Discussion in 'Tankless Water Heater Forum' started by jed1154, Apr 6, 2011.

  1. jed1154

    jed1154 New Member

    Messages:
    98
    Location:
    Texas
    This new unit gets MUCH hotter than the old. When its done being used, you can feel the heat emanating from it a foot away. My infrared thermometer shows the chambers at 270 degrees. How can that be good? When the water shuts off, after a few seconds, you can hear the water bubbling and gurgling in the unit...sounds aweful, and then some things click once or twice and a final pop after 30 seconds and its done.

    Is this unit faulty? Its a Supreme Tankless Heater. Also, the case of the unit that is attached directly to my wall is currently at 150 degrees. Seems aweful hot.
    Last edited: Apr 6, 2011
  2. jed1154

    jed1154 New Member

    Messages:
    98
    Location:
    Texas
    I hate to be a pest but can someone chime in on this? I can't get a hold of the manufacturer. When the unit shuts off, it boils the water and must back up into the cold side as steam or something. It did this as I was putting the cover on and I touched the damn cold water side and it literally just burned the F-ing fingerprint off my damn finger. The case gets so hot you can't hold your hand on it.
  3. jadnashua

    jadnashua Retired Defense Industry Engineer xxx

    Messages:
    21,997
    Location:
    New England
    It sort of sounds like the flow sensor is not shutting the unit off when the flow stops...
  4. jed1154

    jed1154 New Member

    Messages:
    98
    Location:
    Texas
    Yeah...something. I finally got a hold of the manufacturer and they said they had another unit come in today with the exact same problem. They have never had the problem before and suspect a batch of faulty parts....supposed to keep me posted on the fix.
  5. Dana

    Dana In the trades

    Messages:
    2,839
    Location:
    01609
    It's either defective or mis-installed. In either case, you should have a temperater/pressure valve plumbed near the output pipe (do you?) do limit the risk of a steam explosion.

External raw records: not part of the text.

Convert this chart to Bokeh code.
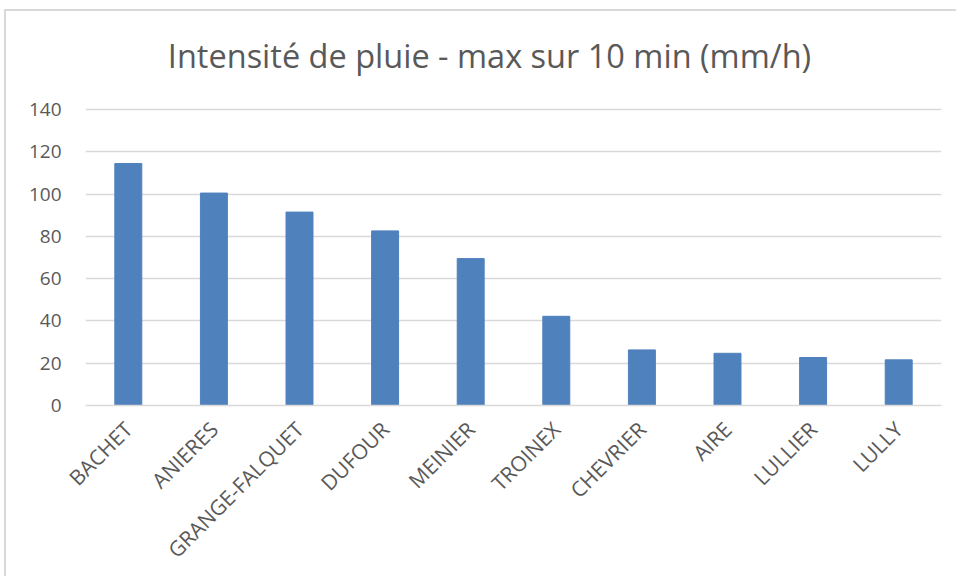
import math
from bokeh.plotting import figure
from bokeh.models import Range1d, FixedTicker, ColumnDataSource
from bokeh.core.properties import value
from bokeh.embed import file_html
from bokeh.resources import INLINE

stations = ["BACHET", "ANIERES", "GRANGE-FALQUET", "DUFOUR", "MEINIER",
            "TROINEX", "CHEVRIER", "AIRE", "LULLIER", "LULLY"]
intensity = [114.5, 100.5, 91.5, 82.6, 69.5, 42.2, 26.3, 24.7, 22.7, 21.6]
y_ticks = [0, 20, 40, 60, 80, 100, 120, 140]
title_text = "Intensité de pluie - max sur 10 min (mm/h)"

FONT = "Open Sans"
GREY_TXT = "#595959"

# The frame reaches up to the top of the chart box so the title can sit in it;
# the value axis only shows ticks/gridlines 0..140.
Y_TOP = 186.4
TITLE_X = 4.72
TITLE_Y = 165.5

src = ColumnDataSource(dict(station=stations, value=intensity))

p = figure(x_range=stations, y_range=Range1d(0, Y_TOP),
           width=952, height=567, output_backend="svg", toolbar_location=None,
           min_border_left=79, min_border_right=17, min_border_top=0,
           min_border_bottom=173)
p.styles = {"margin-left": "4px", "margin-top": "9px",
            "border-left": "2px solid #d9d9d9", "border-top": "2px solid #d9d9d9"}
p.title = None

p.vbar(x="station", top="value", width=0.315, source=src,
       fill_color="#4f81bd", line_color="#4f81bd")

p.text(x=[TITLE_X], y=[TITLE_Y], text=[title_text],
       text_align="center", text_baseline="alphabetic",
       text_font=value(FONT), text_font_size="32.5px", text_color=GREY_TXT)

p.outline_line_color = None
p.xgrid.grid_line_color = None
p.ygrid.grid_line_color = "#d9d9d9"
p.ygrid.grid_line_width = 1.5

p.yaxis.ticker = FixedTicker(ticks=y_ticks)
p.yaxis.axis_line_color = None
p.yaxis.major_tick_line_color = None
p.yaxis.minor_tick_line_color = None
p.yaxis.major_tick_out = 0
p.yaxis.major_label_standoff = 24
p.yaxis.major_label_text_font = FONT
p.yaxis.major_label_text_font_size = "19px"
p.yaxis.major_label_text_color = GREY_TXT

p.xaxis.axis_line_color = "#d9d9d9"
p.xaxis.axis_line_width = 1.5
p.xaxis.major_tick_line_color = None
p.xaxis.major_tick_out = 0
p.xaxis.major_label_orientation = math.pi / 4
p.xaxis.major_label_standoff = 20
p.xaxis.major_label_text_font = FONT
p.xaxis.major_label_text_font_size = "21px"
p.xaxis.major_label_text_color = GREY_TXT

open("out.html", "w").write(file_html(p, INLINE))
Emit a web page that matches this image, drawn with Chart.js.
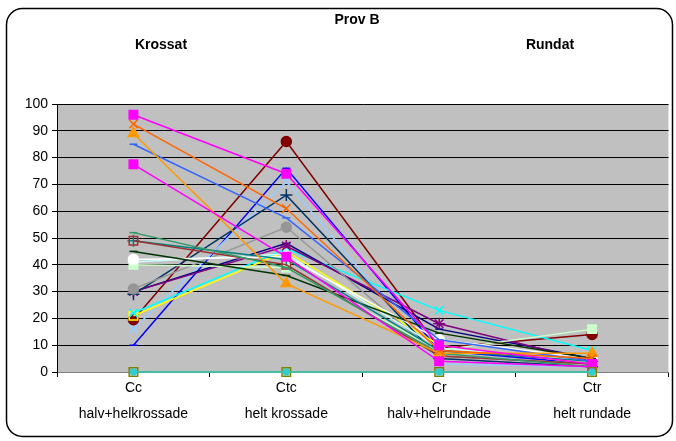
<!DOCTYPE html>
<html>
<head>
<meta charset="utf-8">
<script src="https://cdn.jsdelivr.net/npm/chart.js@4"></script>
<style>
  body { margin: 0; background: #fff; }
  #wrap { width: 676px; height: 441px; }
</style>
</head>
<body>
<div id="wrap"><canvas id="chart" width="676" height="441"></canvas></div>
<script>
const categories = [["Cc", "halv+helkrossade"], ["Ctc", "helt krossade"], ["Cr", "halv+helrundade"], ["Ctr", "helt rundade"]];
const yTicks = [0, 10, 20, 30, 40, 50, 60, 70, 80, 90, 100];

// one array per sample: Cc, Ctc, Cr, Ctr
const s01 = [96, 74, 10, 3];
const s02 = [77.5, 43, 4, 2];
const s03 = [92.5, 61, 8, 5];
const s04 = [89, 33, 7, 7];
const s05 = [85, 57.5, 12, 4];
const s06 = [52, 39, 7, 2];
const s07 = [49, 40, 6, 3];
const s08 = [49, 42, 8, 4];
const s09 = [45, 36, 14.5, 5];
const s10 = [42, 43, 12, 5];
const s11 = [40, 39, 8, 16];
const s12 = [41, 44, 9, 4];
const s13 = [31, 54, 6, 3];
const s14 = [29, 66, 5, 2];
const s15 = [30, 47, 18, 4];
const s16 = [30, 48, 16, 5];
const s17 = [22, 46, 23, 8];
const s18 = [21, 45, 10, 3];
const s19 = [19.5, 86, 9, 14];
const s20 = [16, 71, 3, 2];
const s21 = [10, 76, 8, 3];
const s22 = [0, 0, 0, 0];
const s23 = [0, 0, 0, 0];

// chart.js paints the first dataset on top
const series = [
  { data: s22, color: "#33CCCC", style: "circle", fill: true, r: 3 },
  { data: s23, color: "#808000", style: "rect", fill: false, r: 6 },
  { data: s01, color: "#FF00FF", style: "rect", fill: true, r: 6 },
  { data: s02, color: "#FF00FF", style: "rect", fill: true, r: 6 },
  { data: s03, color: "#FF6600", style: "crossRot", fill: false, r: 6 },
  { data: s04, color: "#FF9900", style: "triangle", fill: true, r: 6 },
  { data: s05, color: "#3366FF", style: "line", fill: true, r: 4 },
  { data: s06, color: "#339966", style: "line", fill: true, r: 4 },
  { data: s07, color: "#993333", style: "rect", fill: false, r: 6 },
  { data: s08, color: "#008080", style: "cross", fill: false, r: 6 },
  { data: s09, color: "#003300", style: "line", fill: true, r: 4 },
  { data: s10, color: "#FFFFFF", style: "circle", fill: true, r: 5 },
  { data: s11, color: "#CCFFCC", style: "rect", fill: true, r: 6 },
  { data: s12, color: "#CCFFFF", style: "rectRot", fill: true, r: 5 },
  { data: s13, color: "#969696", style: "circle", fill: true, r: 5 },
  { data: s14, color: "#003366", style: "cross", fill: false, r: 6 },
  { data: s15, color: "#800080", style: "star", fill: false, r: 6 },
  { data: s16, color: "#000080", style: "line", fill: true, r: 4 },
  { data: s17, color: "#00FFFF", style: "crossRot", fill: false, r: 6 },
  { data: s18, color: "#FFFF00", style: "rect", fill: false, r: 6 },
  { data: s19, color: "#800000", style: "circle", fill: true, r: 5 },
  { data: s20, color: "#99CCFF", style: "crossRot", fill: false, r: 6 },
  { data: s21, color: "#0000FF", style: "line", fill: true, r: 4 }
];

const frame = {
  id: "frame",
  beforeDraw(chart) {
    const { ctx, chartArea: a } = chart;
    ctx.save();
    ctx.fillStyle = "#C0C0C0";
    ctx.fillRect(a.left, a.top, a.right - a.left, a.bottom - a.top);
    ctx.restore();
  },
  afterDraw(chart) {
    const ctx = chart.ctx;
    ctx.save();
    ctx.strokeStyle = "#000";
    ctx.lineWidth = 1.5;
    ctx.beginPath();
    ctx.roundRect(6.5, 8.5, 666, 428, 16);
    ctx.stroke();
    ctx.fillStyle = "#000";
    ctx.font = "bold 14px 'Liberation Sans', Arial, sans-serif";
    ctx.textAlign = "center";
    ctx.textBaseline = "middle";
    ctx.fillText("Prov B", 357, 20);
    ctx.fillText("Krossat", 161, 45);
    ctx.fillText("Rundat", 550, 45);
    ctx.restore();
  }
};

new Chart(document.getElementById("chart"), {
  type: "line",
  data: {
    labels: categories,
    datasets: series.map((s, i) => ({
      label: "Prov " + (i + 1),
      data: s.data,
      borderColor: s.color,
      backgroundColor: s.fill ? s.color : "rgba(0,0,0,0)",
      borderWidth: 1.5,
      pointStyle: s.style,
      pointRadius: s.r,
      pointBorderWidth: 1.5,
      pointBorderColor: s.color,
      pointBackgroundColor: s.fill ? s.color : "rgba(0,0,0,0)",
      tension: 0,
      clip: false
    }))
  },
  options: {
    responsive: false,
    animation: false,
    layout: { padding: { left: 0, right: 4, top: 104, bottom: 9 } },
    plugins: { legend: { display: false }, tooltip: { enabled: false } },
    scales: {
      x: {
        offset: true,
        grid: { offset: true, drawOnChartArea: false, tickLength: 5, color: "#000" },
        border: { color: "#808080", width: 1 },
        ticks: {
          color: "#000",
          maxRotation: 0,
          padding: -1,
          font: { family: "'Liberation Sans', Arial, sans-serif", size: 14, lineHeight: 1.8 }
        },
        afterFit(scale) { scale.height = 60; }
      },
      y: {
        min: 0,
        max: 100,
        afterBuildTicks(scale) { scale.ticks = yTicks.map(v => ({ value: v })); },
        grid: { color: "#000", tickLength: 5 },
        border: { color: "#000", width: 1 },
        ticks: {
          color: "#000",
          padding: 4,
          font: { family: "'Liberation Sans', Arial, sans-serif", size: 14 }
        },
        afterFit(scale) { scale.width = 57; }
      }
    }
  },
  plugins: [frame]
});
</script>
</body>
</html>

The temperature of the unit's case should never exceed the temp of the water flowing out of it, which should never be more than 120F to limit scald hazard.

    270F is a scary-high temp for the outside surface of the heating chambers, even if your normal water pressure is 50psi- it's definitely boiling. I'd rip the thing out of my house ASAP, even if that's how it's designed to work.
  6. jed1154

    jed1154 New Member

    Messages:
    98
    Location:
    Texas
    Its installed correctly, its hard to mess that up...one pipe in, one pipe out...three wires..red to red, black to black, and copper to green/grnd.

    None of my tankless heaters have temp/pressure relief valves installed near them. Three sets of plumbers have done work on them and no one installed or made mention of it.

    I have it turned off for now awaiting an answer from the manufacturer.

    The water temps on my bosch and seisco, both easily exceed 120 degrees and that is all electronically controlled as far as I know. Basically, if you don't want it that hot, mix it with cold water. :/


    How come I can't find information on 'good' tankless electric heaters? How come there arent any brands that seem to stick out above others? Is it because no one cares? Is it because they are all about the same?
    Last edited: Apr 7, 2011
  7. jadnashua

    jadnashua Retired Defense Industry Engineer xxx

    Messages:
    21,997
    Location:
    New England
    Few homes are wired with enough service to make electrical tankless systems viable for many uses except for a single shower or a couple of faucets. And, except for a few locations (relatively speaking) electrically heating the water is a lot more expensive than gas. So, there's more volume in gas, more choices, and a better fall-out of poor performers.

    You'd have to read the installation manual on whether a unit requires a T&P valve; on a tank type, it is required. Most tankless will work better with a tempering valve on the output to ensure the water supplied to the house is not excessively hot. Where I live, they are required, not optional.
  8. jed1154

    jed1154 New Member

    Messages:
    98
    Location:
    Texas
    Fortunately, or unfortunately as the case may be, my home was wired to hand tankless, but they used smaller gauge and segregated teh plumbing system so has to have smaller, but more, tankless heaters. None of them have to put out more than 3gpm max. Its also handy because when one goes out in a shower, there is another shower available and means of getting hot water elsewhere. Sucks when they go out, but I dont know how long they should last. Seems like I watched my folks swap out about 3 tank style water heaters in about 30 years.
  9. jadnashua

    jadnashua Retired Defense Industry Engineer xxx

    Messages:
    21,997
    Location:
    New England
    Depending on your water conditions and the luck of the draw, a tank type water heater can last anywhere from 5 to over 25 years, often with no maintenance in between. A tankless might last that long, but it is highly likely it won't without regular service. 3gpm is probably fine for any standard showerhead, but is really weak if you ever want to fill a tub or add a second showerhead, or even have someone using the sink while the shower is running.
  10. jed1154

    jed1154 New Member

    Messages:
    98
    Location:
    Texas
    This unit will handle up to 4gpm. We have had a shower, kitchen sink and dishwasher going at the same time with no serious issues for the shower taker. It seems to work ok.
  11. jadnashua

    jadnashua Retired Defense Industry Engineer xxx

    Messages:
    21,997
    Location:
    New England
    It depends a lot on how cold the incoming water supply is. Depending on where in TX, it may be quite warm most of the year; this helps lots. Try that in say North Dakota where the water is just over freezing...doesn't work. Your 4gpm might end up 1gpm.